Ter, 20/03/2018 - 10:16
Quando já não parece possível que o descaramento triunfe numa sociedade que se pretende informada, atenta, vigilante e mesmo vigorosa na erradicação das ameaças à justiça, à equidade e à dignidade que o sistema democrático exige, há notícias que nos atingem como raios de uma trovoada final, arrasadora de todas as esperanças no futuro do país e da humanidade.
Estranhamos Trump e outros títeres, espantamo-nos com Maduro mas, afinal, basta abrirmos a porta de casa para percebermos que, também aqui, na seara da nossa política o bom grão está a ser asfixiado pela cizânia, o joio que inspirou antiga parábola, que não logrou aproveitamento da lição para que florescesse o lado melhor da condição humana.
A tendência para a mesquinhez, o videirismo e a vigarice despudorada parece campear neste país onde, no entanto, se proclamam, sem cessar, as virtudes da cidadania, da solidariedade e da honra.
Não se encontra explicação para esta contradição manifesta senão que a sociedade está infestada de indivíduos que se vão aproveitando da boa fé dos outros para lograr vantagens e estatutos que não merecem. Por vezes beneficiam mesmo de alguma tolerância com a ousadia, que fascina a venalidade estrutural dos cobardes.
Uma das expressões mais habituais do oportunismo destes tempos democráticos é o aldrabar das habilitações literárias, o que constitui um novo paradoxo numa sociedade que tem vindo, aparentemente, a desvalorizar o percurso académico e a fazer chacota com os títulos que as universidades conferiram ao longo de séculos.
Na verdade, quanto mais afoitos a diminuir os doutores, mais propensos a ostentar diplomas, anéis de curso e outros aviamentos de superfície, talvez porque, afinal, o povão até gostaria de ter respeito por quem estuda, investiga e sabe alguma coisa para além do senso comum, apesar de os negócios e o enriquecimento não passarem propriamente por gastar os fundilhos nos bancos das universidades.
Pior ainda. Para chegar a tais diplomas e anéis de predrarias coloridas, quando não se garantiram níveis mínimos de conhecimento, foram surgindo universidades de esquina, que distribuíram diplomas “à rebanhica”, com o que se legitimou todo o tipo de torpezas. É interessante verificar que desses estancos irromperam licenciados e doutores de que a história registará a desvergonha, mas que contribuíram, pela sua ignorância e falta de escrúpulos, para encher de lama o país.

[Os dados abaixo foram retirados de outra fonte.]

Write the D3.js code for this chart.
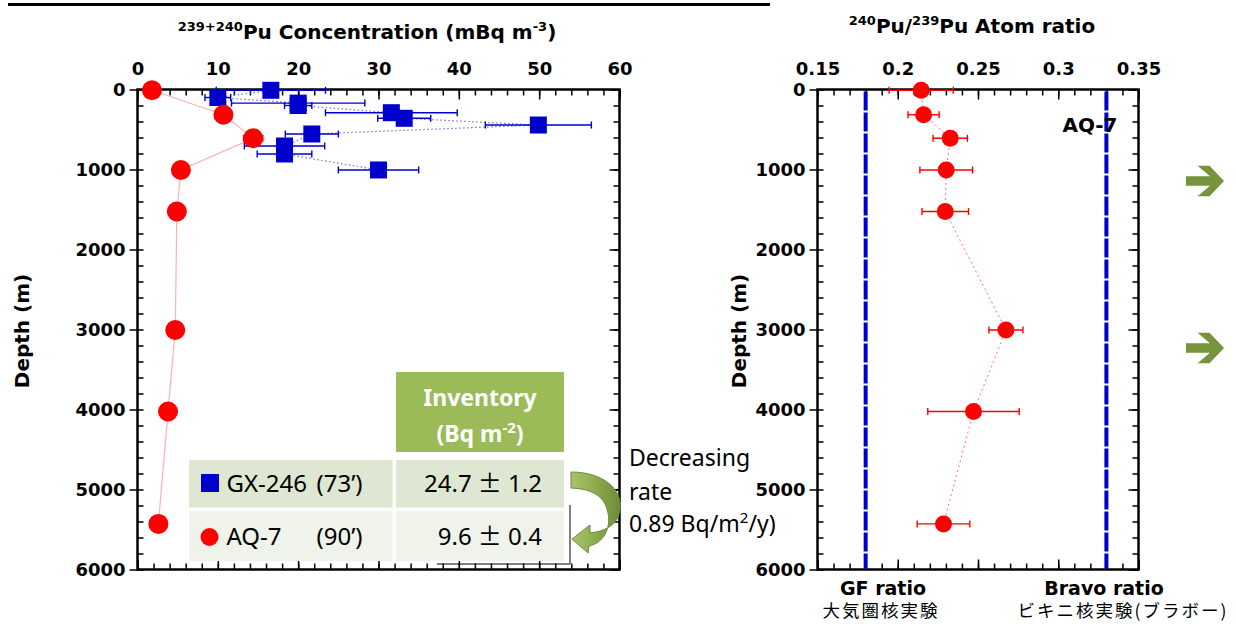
<!DOCTYPE html>
<html>
<head>
<meta charset="utf-8">
<script src="https://cdn.jsdelivr.net/npm/d3@7"></script>
<style>
  body { margin: 0; background: #fff; }
  svg { display: block; }
  .bold { font-family: "DejaVu Sans", sans-serif; font-weight: bold; fill: #000; }
  .cal { font-family: "Noto Sans", sans-serif; fill: #000; }
  .jp { font-family: "Noto Sans CJK JP", sans-serif; fill: #000; }
</style>
</head>
<body>
<script>
// GX-246 (1973) concentration profile
var gxDepth = [10, 100, 170, 200, 290, 360, 444, 556, 706, 806, 1006],
  gxConc = [16.6, 10.0, 20.0, 20.0, 31.6, 33.2, 49.9, 21.7, 18.3, 18.3, 30.0],
  gxErr = [6.8, 1.6, 8.3, 1.7, 8.2, 3.3, 6.6, 3.3, 5.0, 3.4, 5.0];

// AQ-7 (1990) concentration and atom ratio
var aqDepth = [10, 315, 610, 1006, 1525, 3006, 4025, 5430],
  aqConc = [1.8, 10.7, 14.4, 5.4, 4.9, 4.7, 3.8, 2.6],
  aqConcErr = [0.3, 0.5, 1.2, 0.3, 0.3, 0.3, 0.3, 0.3],
  aqRatio = [0.2146, 0.2161, 0.2327, 0.2302, 0.2296, 0.2674, 0.2472, 0.2285],
  aqRatioErr = [0.020, 0.0097, 0.0107, 0.0164, 0.0145, 0.0106, 0.0285, 0.0164];

// reference ratios
var refNames = ['GF ratio', 'Bravo ratio'],
  refSub = ['大気圏核実験', 'ビキニ核実験(ブラボー)'],
  refRatio = [0.18, 0.33];

var concTicks = [0, 10, 20, 30, 40, 50, 60],
  concMinor = d3.range(0, 61, 2),
  ratioTicks = [0.15, 0.2, 0.25, 0.3, 0.35],
  ratioMinor = d3.range(15, 36).map(function(v) { return v / 100; }),
  depthTicks = [0, 1000, 2000, 3000, 4000, 5000, 6000],
  depthMinor = d3.range(0, 6001, 200);

// inventory table
var invSites = ['GX-246', 'AQ-7'],
  invYears = ['(73’)', '(90’)'],
  invValues = [['24.7', '1.2'], ['9.6', '0.4']];

var blue = '#0000cc', red = '#ff0000', green = '#9bbb59', darkGreen = '#77933c';

var svg = d3.select('body').append('svg').attr('width', 1236).attr('height', 624);

var xConc = d3.scaleLinear().domain([0, 60]).range([137.5, 619.5]),
  xRatio = d3.scaleLinear().domain([0.15, 0.35]).range([817.5, 1138.5]),
  yDepth = d3.scaleLinear().domain([0, 6000]).range([89.5, 569.5]);

var styleAxis = function(sel) {
  sel.select('.domain').remove();
  sel.selectAll('line').attr('stroke', '#000').attr('stroke-width', 1.5);
  sel.attr('font-family', '"DejaVu Sans", sans-serif').attr('font-size', 18).attr('font-weight', 'bold');
  sel.selectAll('text').attr('fill', '#000');
};

var drawFrame = function(x, y, xMajor, xMinor, fmt) {
  var left = x.range()[0], right = x.range()[1], top = y.range()[0], bottom = y.range()[1],
    g = svg.append('g');

  g.append('g').attr('transform', 'translate(0,' + top + ')')
    .call(d3.axisTop(x).tickValues(xMajor).tickSize(-10).tickPadding(15).tickFormat(fmt)).call(styleAxis);
  g.append('g').attr('transform', 'translate(0,' + top + ')')
    .call(d3.axisTop(x).tickValues(xMinor).tickSize(-6).tickFormat('')).call(styleAxis);
  g.append('g').attr('transform', 'translate(0,' + bottom + ')')
    .call(d3.axisBottom(x).tickValues(xMajor).tickSize(-10).tickFormat('')).call(styleAxis);
  g.append('g').attr('transform', 'translate(0,' + bottom + ')')
    .call(d3.axisBottom(x).tickValues(xMinor).tickSize(-6).tickFormat('')).call(styleAxis);

  g.append('g').attr('transform', 'translate(' + left + ',0)')
    .call(d3.axisLeft(y).tickValues(depthTicks).tickSize(8).tickPadding(4).tickFormat(d3.format('d'))).call(styleAxis);
  g.append('g').attr('transform', 'translate(' + left + ',0)')
    .call(d3.axisLeft(y).tickValues(depthMinor).tickSize(-6).tickFormat('')).call(styleAxis);
  g.append('g').attr('transform', 'translate(' + right + ',0)')
    .call(d3.axisRight(y).tickValues(depthTicks).tickSize(-10).tickFormat('')).call(styleAxis);
  g.append('g').attr('transform', 'translate(' + right + ',0)')
    .call(d3.axisRight(y).tickValues(depthMinor).tickSize(-6).tickFormat('')).call(styleAxis);

  g.append('rect').attr('x', left).attr('y', top).attr('width', right - left).attr('height', bottom - top)
    .attr('fill', 'none').attr('stroke', '#000').attr('stroke-width', 2.5);
  return g;
};

var errorBars = function(g, xs, ys, errs, x, color) {
  xs.forEach(function(v, i) {
    var y0 = yDepth(ys[i]), x1 = x(v - errs[i]), x2 = x(v + errs[i]);
    g.append('line').attr('x1', x1).attr('x2', x2).attr('y1', y0).attr('y2', y0);
    g.append('line').attr('x1', x1).attr('x2', x1).attr('y1', y0 - 3.5).attr('y2', y0 + 3.5);
    g.append('line').attr('x1', x2).attr('x2', x2).attr('y1', y0 - 3.5).attr('y2', y0 + 3.5);
  });
  g.attr('stroke', color).attr('stroke-width', 1.4);
};

// top title underline (slide title is cut off)
svg.append('line').attr('x1', 8).attr('x2', 770).attr('y1', 4.5).attr('y2', 4.5)
  .attr('stroke', '#000').attr('stroke-width', 3);

// ---------- left chart: concentration ----------
drawFrame(xConc, yDepth, concTicks, concMinor, d3.format('d'));

var leftTitle = svg.append('text').attr('class', 'bold').attr('x', 367).attr('y', 39)
  .attr('text-anchor', 'middle').attr('font-size', 20);
leftTitle.append('tspan').attr('font-size', 13).attr('dy', -8).text('239+240');
leftTitle.append('tspan').attr('dy', 8).text('Pu Concentration (mBq m');
leftTitle.append('tspan').attr('font-size', 13).attr('dy', -8).text('-3');
leftTitle.append('tspan').attr('dy', 8).text(')');

svg.append('text').attr('class', 'bold').attr('font-size', 20).attr('text-anchor', 'middle')
  .attr('transform', 'translate(29,331) rotate(-90)').text('Depth (m)');

var gxLine = d3.line().x(function(i) { return xConc(gxConc[i]); }).y(function(i) { return yDepth(gxDepth[i]); }),
  aqLine = d3.line().x(function(i) { return xConc(aqConc[i]); }).y(function(i) { return yDepth(aqDepth[i]); });

svg.append('path').attr('d', gxLine(d3.range(gxDepth.length))).attr('fill', 'none')
  .attr('stroke', '#7070e0').attr('stroke-width', 1.2).attr('stroke-dasharray', '1.5,2.5');
svg.append('path').attr('d', aqLine(d3.range(aqDepth.length))).attr('fill', 'none')
  .attr('stroke', '#ffb0b0').attr('stroke-width', 1.2);

errorBars(svg.append('g'), gxConc, gxDepth, gxErr, xConc, blue);
svg.append('g').selectAll('rect').data(gxConc).join('rect')
  .attr('x', function(d) { return xConc(d) - 8.5; })
  .attr('y', function(d, i) { return yDepth(gxDepth[i]) - 8.5; })
  .attr('width', 17).attr('height', 17).attr('fill', blue);

errorBars(svg.append('g'), aqConc, aqDepth, aqConcErr, xConc, red);
svg.append('g').selectAll('circle').data(aqConc).join('circle')
  .attr('cx', function(d) { return xConc(d); })
  .attr('cy', function(d, i) { return yDepth(aqDepth[i]); })
  .attr('r', 10).attr('fill', red);

// ---------- inventory table ----------
var tbl = svg.append('g');
tbl.append('rect').attr('x', 396).attr('y', 372).attr('width', 168).attr('height', 80).attr('fill', green);
tbl.append('text').attr('class', 'cal').attr('x', 480).attr('y', 406).attr('text-anchor', 'middle')
  .attr('font-size', 23).attr('font-weight', 'bold').style('fill', '#fff').text('Inventory');
var hdr = tbl.append('text').attr('class', 'cal').attr('x', 480).attr('y', 442).attr('text-anchor', 'middle')
  .attr('font-size', 23).attr('font-weight', 'bold').style('fill', '#fff');
hdr.append('tspan').text('(Bq m');
hdr.append('tspan').attr('font-size', 15).attr('dy', -9).text('-2');
hdr.append('tspan').attr('dy', 9).text(')');

var rowTop = [460, 511], rowH = [47.5, 50], rowFill = ['#dee7d1', '#eff3ea'];
invSites.forEach(function(site, i) {
  var base = rowTop[i] + (i === 0 ? 32 : 34), val;
  tbl.append('rect').attr('x', 189).attr('y', rowTop[i]).attr('width', 203.5).attr('height', rowH[i]).attr('fill', rowFill[i]);
  tbl.append('rect').attr('x', 396).attr('y', rowTop[i]).attr('width', 168).attr('height', rowH[i]).attr('fill', rowFill[i]);
  if (i === 0) {
    tbl.append('rect').attr('x', 201).attr('y', rowTop[i] + 14).attr('width', 18).attr('height', 18).attr('fill', blue);
  } else {
    tbl.append('circle').attr('cx', 209.5).attr('cy', rowTop[i] + 26).attr('r', 9).attr('fill', red);
  }
  tbl.append('text').attr('class', 'cal').attr('x', 226.5).attr('y', base).attr('font-size', 24).text(site);
  tbl.append('text').attr('class', 'cal').attr('x', 316.5).attr('y', base).attr('font-size', 24).text(invYears[i]);
  val = tbl.append('text').attr('class', 'cal').attr('x', 542).attr('y', base).attr('text-anchor', 'end')
    .attr('font-size', 24);
  val.append('tspan').text(invValues[i][0] + ' ');
  val.append('tspan').style('font-family', '"Noto Sans CJK JP", sans-serif').text('±');
  val.append('tspan').text(' ' + invValues[i][1]);
});
tbl.append('path').attr('d', 'M570,505V564H437').attr('fill', 'none').attr('stroke', '#000').attr('stroke-width', 1);

// curved arrow
var grad = svg.append('defs').append('linearGradient').attr('id', 'arrowGrad')
  .attr('x1', 0).attr('y1', 0).attr('x2', 1).attr('y2', 0);
grad.append('stop').attr('offset', '0%').attr('stop-color', '#a9c56b');
grad.append('stop').attr('offset', '60%').attr('stop-color', '#86a548');
grad.append('stop').attr('offset', '100%').attr('stop-color', '#6f8b36');
svg.append('path')
  .attr('d', 'M571,472 C603,472 623,489 620,510 C618,524 607,531 590,533 L590,525 L572,539 L588,553 L589,546 ' +
    'C604,543 611,528 608,513 C605,497 594,489 571,488 Z')
  .attr('fill', 'url(#arrowGrad)').attr('stroke', '#71893f').attr('stroke-width', 1);

var note = svg.append('text').attr('class', 'cal').attr('x', 629).attr('font-size', 23);
note.append('tspan').attr('x', 629).attr('y', 466).text('Decreasing');
note.append('tspan').attr('x', 629).attr('y', 500).text('rate');
note.append('tspan').attr('x', 629).attr('y', 532).text('0.89 Bq/m');
note.append('tspan').attr('font-size', 15).attr('dy', -9).text('2');
note.append('tspan').attr('dy', 9).text('/y)');

// ---------- right chart: atom ratio ----------
drawFrame(xRatio, yDepth, ratioTicks, ratioMinor, function(d) { return String(+d.toFixed(2)); });

var rightTitle = svg.append('text').attr('class', 'bold').attr('x', 972).attr('y', 33)
  .attr('text-anchor', 'middle').attr('font-size', 20);
rightTitle.append('tspan').attr('font-size', 13).attr('dy', -8).text('240');
rightTitle.append('tspan').attr('dy', 8).text('Pu/');
rightTitle.append('tspan').attr('font-size', 13).attr('dy', -8).text('239');
rightTitle.append('tspan').attr('dy', 8).text('Pu Atom ratio');

svg.append('text').attr('class', 'bold').attr('font-size', 20).attr('text-anchor', 'middle')
  .attr('transform', 'translate(746,331) rotate(-90)').text('Depth (m)');

svg.append('g').selectAll('line').data(refRatio).join('line')
  .attr('x1', function(d) { return xRatio(d); }).attr('x2', function(d) { return xRatio(d); })
  .attr('y1', yDepth(0) + 2).attr('y2', yDepth(6000) - 1)
  .attr('stroke', blue).attr('stroke-width', 4).attr('stroke-dasharray', '19,2');

svg.append('text').attr('class', 'bold').attr('x', 1090).attr('y', 132).attr('text-anchor', 'middle')
  .attr('font-size', 20).text('AQ-7');

var ratioLine = d3.line().x(function(i) { return xRatio(aqRatio[i]); }).y(function(i) { return yDepth(aqDepth[i]); });
svg.append('path').attr('d', ratioLine(d3.range(aqDepth.length))).attr('fill', 'none')
  .attr('stroke', '#ff7070').attr('stroke-width', 1).attr('stroke-dasharray', '2,3');
errorBars(svg.append('g'), aqRatio, aqDepth, aqRatioErr, xRatio, red);
svg.append('g').selectAll('circle').data(aqRatio).join('circle')
  .attr('cx', function(d) { return xRatio(d); })
  .attr('cy', function(d, i) { return yDepth(aqDepth[i]); })
  .attr('r', 8.5).attr('fill', red);

// reference labels under the axis
var refCx = [883, 1104], refSubCx = [881, 1123];
refNames.forEach(function(name, i) {
  svg.append('text').attr('class', 'bold').attr('x', refCx[i]).attr('y', 595).attr('text-anchor', 'middle')
    .attr('font-size', 19).text(name);
  svg.append('text').attr('class', 'jp').attr('x', refSubCx[i]).attr('y', 617).attr('text-anchor', 'middle')
    .attr('font-size', 17.5).attr('letter-spacing', 2).text(refSub[i]);
});

// green side arrows
[181, 348].forEach(function(cy) {
  svg.append('path')
    .attr('d', 'M1186,' + (cy - 4.7) + 'L1210,' + (cy - 4.7) + 'L1197.5,' + (cy - 15.3) + 'L1209.5,' + (cy - 15.3) +
      'L1224,' + cy + 'L1209.5,' + (cy + 15.3) + 'L1197.5,' + (cy + 15.3) + 'L1210,' + (cy + 4.7) + 'L1186,' + (cy + 4.7) + 'Z')
    .attr('fill', darkGreen);
});
</script>
</body>
</html>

O último, por agora, é o caso do tipo que chegou a secretário geral do PSD, licenciado com 11 por uma universidade privada, onde depois fez mestrado com 18, concedido por um júri de curiosa constituição, que falsificou o currículo e foi secretário de Estado de um tal Miguel Relvas, que viu anulada uma licenciatura, conseguida também numa universidade privada. Por caminhos semelhantes andou a licenciatura abstrusa de José Sócrates e as de outros que virão ao de cima, se não tomarem consciência de que é tempo de a dignidade voltar a orientar a condução das vidas dos cidadãos de um país que não merece as humilhações a que o têm sujeitado.